## Begin EXTRACTED INFORMATION

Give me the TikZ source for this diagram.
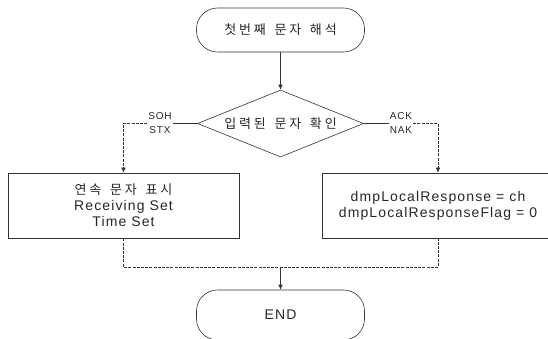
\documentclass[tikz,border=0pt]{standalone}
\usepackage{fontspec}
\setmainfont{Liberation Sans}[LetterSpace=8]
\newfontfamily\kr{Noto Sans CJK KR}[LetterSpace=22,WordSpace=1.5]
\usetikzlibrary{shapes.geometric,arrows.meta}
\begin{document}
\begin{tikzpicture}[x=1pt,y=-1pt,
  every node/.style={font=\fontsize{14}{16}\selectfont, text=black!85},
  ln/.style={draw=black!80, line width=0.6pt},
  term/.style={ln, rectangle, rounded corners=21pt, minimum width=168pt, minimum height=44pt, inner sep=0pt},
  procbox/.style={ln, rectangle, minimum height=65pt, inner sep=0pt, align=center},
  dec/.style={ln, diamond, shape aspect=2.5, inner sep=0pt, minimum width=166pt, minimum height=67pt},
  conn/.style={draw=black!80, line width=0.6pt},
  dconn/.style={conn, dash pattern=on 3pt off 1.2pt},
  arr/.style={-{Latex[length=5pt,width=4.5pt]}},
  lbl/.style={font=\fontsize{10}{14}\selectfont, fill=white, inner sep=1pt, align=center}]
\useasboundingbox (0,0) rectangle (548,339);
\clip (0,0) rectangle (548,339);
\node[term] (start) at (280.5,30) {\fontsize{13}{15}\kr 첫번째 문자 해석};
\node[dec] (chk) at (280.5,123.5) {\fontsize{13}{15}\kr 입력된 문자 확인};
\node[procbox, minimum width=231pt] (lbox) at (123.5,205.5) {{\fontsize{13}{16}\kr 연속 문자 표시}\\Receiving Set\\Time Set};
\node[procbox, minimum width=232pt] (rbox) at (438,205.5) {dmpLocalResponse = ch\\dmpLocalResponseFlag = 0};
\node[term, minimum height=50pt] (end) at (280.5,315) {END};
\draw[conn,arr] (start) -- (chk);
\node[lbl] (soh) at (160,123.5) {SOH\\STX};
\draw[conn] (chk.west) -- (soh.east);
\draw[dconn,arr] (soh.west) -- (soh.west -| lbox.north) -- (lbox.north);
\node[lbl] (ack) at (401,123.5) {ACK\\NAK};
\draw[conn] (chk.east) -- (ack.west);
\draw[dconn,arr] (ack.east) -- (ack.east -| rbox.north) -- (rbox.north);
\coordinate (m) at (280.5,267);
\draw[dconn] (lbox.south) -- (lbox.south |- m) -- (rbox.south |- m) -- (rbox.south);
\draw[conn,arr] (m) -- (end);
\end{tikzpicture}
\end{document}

## End EXTRACTED INFORMATION
## Begin EXTRACTED INFORMATION

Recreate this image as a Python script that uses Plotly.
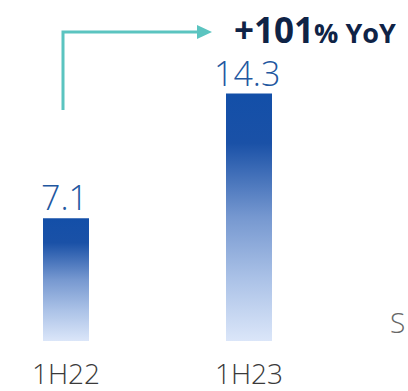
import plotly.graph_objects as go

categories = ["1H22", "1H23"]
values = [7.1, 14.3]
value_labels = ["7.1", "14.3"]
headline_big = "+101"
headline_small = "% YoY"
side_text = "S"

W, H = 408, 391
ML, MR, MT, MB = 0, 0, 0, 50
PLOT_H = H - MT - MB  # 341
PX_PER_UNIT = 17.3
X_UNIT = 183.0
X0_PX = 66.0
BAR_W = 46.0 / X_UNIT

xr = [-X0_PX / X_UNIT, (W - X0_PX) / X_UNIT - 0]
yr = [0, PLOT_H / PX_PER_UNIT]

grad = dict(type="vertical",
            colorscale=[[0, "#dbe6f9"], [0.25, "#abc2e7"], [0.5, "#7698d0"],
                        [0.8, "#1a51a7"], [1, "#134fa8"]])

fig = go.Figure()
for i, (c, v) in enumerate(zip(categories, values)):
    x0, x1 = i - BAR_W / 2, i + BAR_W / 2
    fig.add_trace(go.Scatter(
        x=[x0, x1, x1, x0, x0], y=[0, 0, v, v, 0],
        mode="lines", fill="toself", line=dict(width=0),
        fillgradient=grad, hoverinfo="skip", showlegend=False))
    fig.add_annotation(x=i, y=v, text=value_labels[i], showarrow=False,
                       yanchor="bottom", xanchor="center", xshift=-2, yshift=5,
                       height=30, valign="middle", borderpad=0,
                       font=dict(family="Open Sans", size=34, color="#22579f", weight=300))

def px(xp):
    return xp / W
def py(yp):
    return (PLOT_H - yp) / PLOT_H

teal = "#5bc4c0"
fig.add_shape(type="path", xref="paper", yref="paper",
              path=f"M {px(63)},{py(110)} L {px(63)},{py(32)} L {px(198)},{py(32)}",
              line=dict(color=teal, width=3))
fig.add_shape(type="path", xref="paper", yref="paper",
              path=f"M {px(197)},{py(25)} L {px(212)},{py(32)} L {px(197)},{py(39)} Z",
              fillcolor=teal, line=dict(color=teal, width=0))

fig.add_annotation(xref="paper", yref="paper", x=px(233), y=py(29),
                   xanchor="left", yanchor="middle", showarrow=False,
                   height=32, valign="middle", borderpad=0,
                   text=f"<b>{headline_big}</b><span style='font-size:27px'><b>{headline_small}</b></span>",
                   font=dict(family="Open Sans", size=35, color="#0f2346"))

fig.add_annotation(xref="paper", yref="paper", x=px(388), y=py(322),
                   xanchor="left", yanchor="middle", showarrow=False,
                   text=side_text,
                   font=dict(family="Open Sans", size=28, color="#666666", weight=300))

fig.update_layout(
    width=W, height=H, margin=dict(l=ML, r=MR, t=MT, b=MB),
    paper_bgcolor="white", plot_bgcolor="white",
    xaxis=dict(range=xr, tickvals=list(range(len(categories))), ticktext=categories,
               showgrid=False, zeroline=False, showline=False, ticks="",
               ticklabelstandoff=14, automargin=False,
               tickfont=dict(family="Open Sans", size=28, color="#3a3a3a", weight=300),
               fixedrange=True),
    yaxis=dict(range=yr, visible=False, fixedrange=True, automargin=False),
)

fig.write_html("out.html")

## End EXTRACTED INFORMATION
## Begin EXTRACTED INFORMATION

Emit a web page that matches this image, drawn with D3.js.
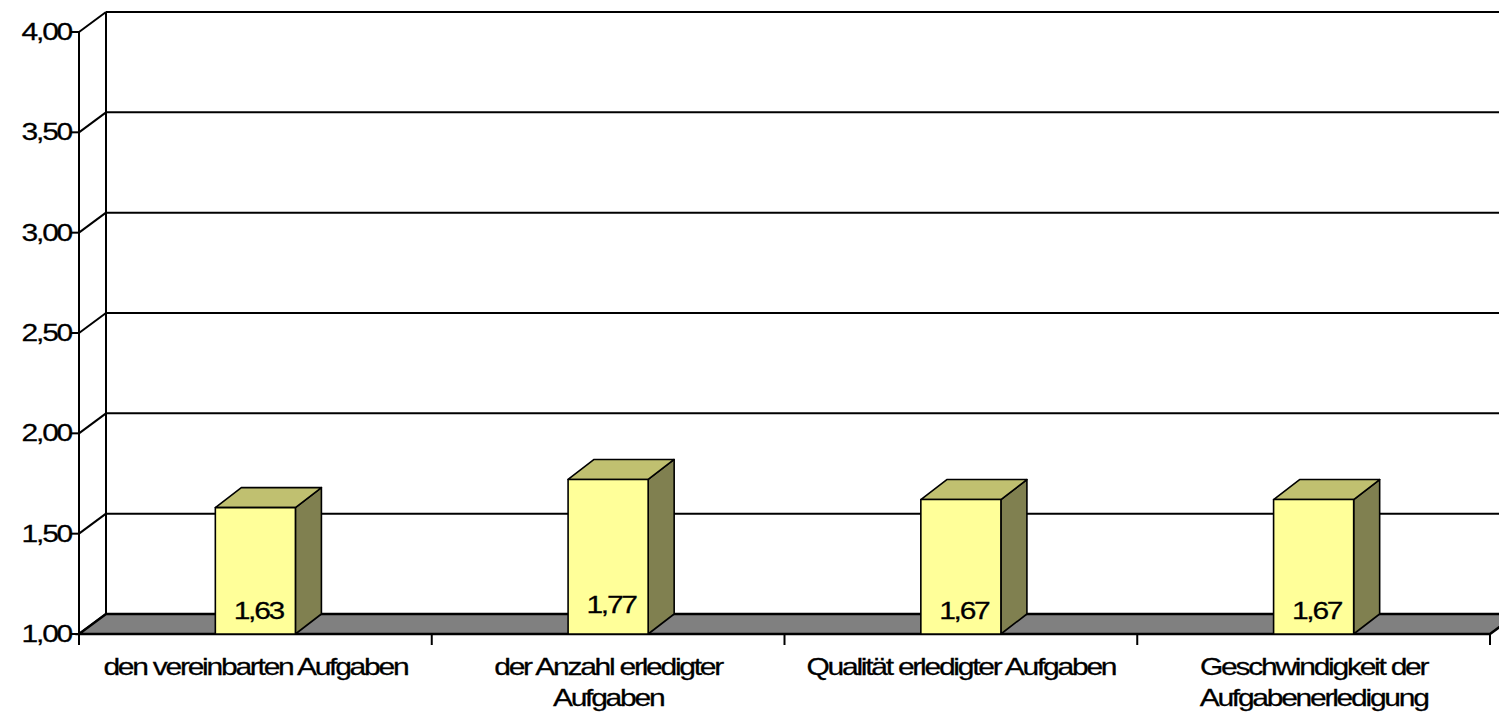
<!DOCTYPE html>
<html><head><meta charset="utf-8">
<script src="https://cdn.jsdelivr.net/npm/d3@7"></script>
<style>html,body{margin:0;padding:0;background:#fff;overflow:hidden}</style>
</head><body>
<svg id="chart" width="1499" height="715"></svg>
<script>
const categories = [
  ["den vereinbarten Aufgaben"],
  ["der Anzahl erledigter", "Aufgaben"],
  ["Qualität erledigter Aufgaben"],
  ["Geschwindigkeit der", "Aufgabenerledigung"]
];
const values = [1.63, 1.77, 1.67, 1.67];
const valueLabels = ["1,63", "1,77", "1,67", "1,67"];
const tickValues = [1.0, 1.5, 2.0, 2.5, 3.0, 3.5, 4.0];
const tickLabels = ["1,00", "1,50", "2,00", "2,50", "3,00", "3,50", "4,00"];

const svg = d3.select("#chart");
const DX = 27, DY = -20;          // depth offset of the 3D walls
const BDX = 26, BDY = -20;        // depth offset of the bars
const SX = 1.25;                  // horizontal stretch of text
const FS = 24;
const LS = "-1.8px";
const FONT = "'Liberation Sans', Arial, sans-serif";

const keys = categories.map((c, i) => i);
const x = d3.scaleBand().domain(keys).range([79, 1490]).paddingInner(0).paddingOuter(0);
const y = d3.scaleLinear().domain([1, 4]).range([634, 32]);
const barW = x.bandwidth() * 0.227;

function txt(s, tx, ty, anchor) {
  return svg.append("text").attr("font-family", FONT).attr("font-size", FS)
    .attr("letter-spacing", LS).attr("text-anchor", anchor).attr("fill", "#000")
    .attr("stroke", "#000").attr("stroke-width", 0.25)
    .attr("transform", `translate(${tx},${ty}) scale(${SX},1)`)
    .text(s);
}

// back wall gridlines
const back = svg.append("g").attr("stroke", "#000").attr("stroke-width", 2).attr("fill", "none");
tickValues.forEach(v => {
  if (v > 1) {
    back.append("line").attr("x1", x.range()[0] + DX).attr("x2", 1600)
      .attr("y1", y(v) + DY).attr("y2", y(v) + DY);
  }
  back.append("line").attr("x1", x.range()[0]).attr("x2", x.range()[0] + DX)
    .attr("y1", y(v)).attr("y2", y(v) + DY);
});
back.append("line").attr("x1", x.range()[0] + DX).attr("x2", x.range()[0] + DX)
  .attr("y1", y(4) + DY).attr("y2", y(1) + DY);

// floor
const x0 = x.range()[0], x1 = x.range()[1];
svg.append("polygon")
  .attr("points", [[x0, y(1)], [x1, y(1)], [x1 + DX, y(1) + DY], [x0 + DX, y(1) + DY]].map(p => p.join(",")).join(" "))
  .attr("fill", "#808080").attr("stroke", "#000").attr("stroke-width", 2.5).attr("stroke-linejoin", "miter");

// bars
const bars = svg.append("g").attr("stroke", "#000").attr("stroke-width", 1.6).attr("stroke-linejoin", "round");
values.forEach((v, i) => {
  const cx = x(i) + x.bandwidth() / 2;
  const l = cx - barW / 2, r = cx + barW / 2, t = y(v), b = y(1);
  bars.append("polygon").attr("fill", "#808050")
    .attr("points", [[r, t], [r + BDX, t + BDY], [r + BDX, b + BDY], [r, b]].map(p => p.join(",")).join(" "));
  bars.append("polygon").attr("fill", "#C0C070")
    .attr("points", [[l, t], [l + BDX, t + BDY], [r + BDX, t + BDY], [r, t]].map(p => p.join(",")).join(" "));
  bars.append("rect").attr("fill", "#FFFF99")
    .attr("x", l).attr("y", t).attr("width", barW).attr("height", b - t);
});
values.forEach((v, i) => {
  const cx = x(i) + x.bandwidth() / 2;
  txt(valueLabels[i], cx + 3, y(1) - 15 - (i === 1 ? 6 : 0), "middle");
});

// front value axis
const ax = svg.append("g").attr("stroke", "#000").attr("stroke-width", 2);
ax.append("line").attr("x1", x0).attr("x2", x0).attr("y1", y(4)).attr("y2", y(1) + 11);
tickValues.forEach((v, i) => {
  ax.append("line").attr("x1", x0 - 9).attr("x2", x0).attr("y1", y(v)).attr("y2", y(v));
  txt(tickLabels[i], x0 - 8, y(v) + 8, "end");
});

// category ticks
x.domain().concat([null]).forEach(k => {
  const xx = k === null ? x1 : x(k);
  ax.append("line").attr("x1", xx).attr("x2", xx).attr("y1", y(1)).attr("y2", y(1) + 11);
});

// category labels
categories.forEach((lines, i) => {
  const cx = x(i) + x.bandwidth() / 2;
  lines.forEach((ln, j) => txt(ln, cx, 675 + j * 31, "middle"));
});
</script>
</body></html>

## End EXTRACTED INFORMATION

List every line from the entries above in which "this" appears.

• _COMPLETE OUTPUT_:
Give me the TikZ source for this diagram.
Recreate this image as a Python script that uses Plotly.
Emit a web page that matches this image, drawn with D3.js.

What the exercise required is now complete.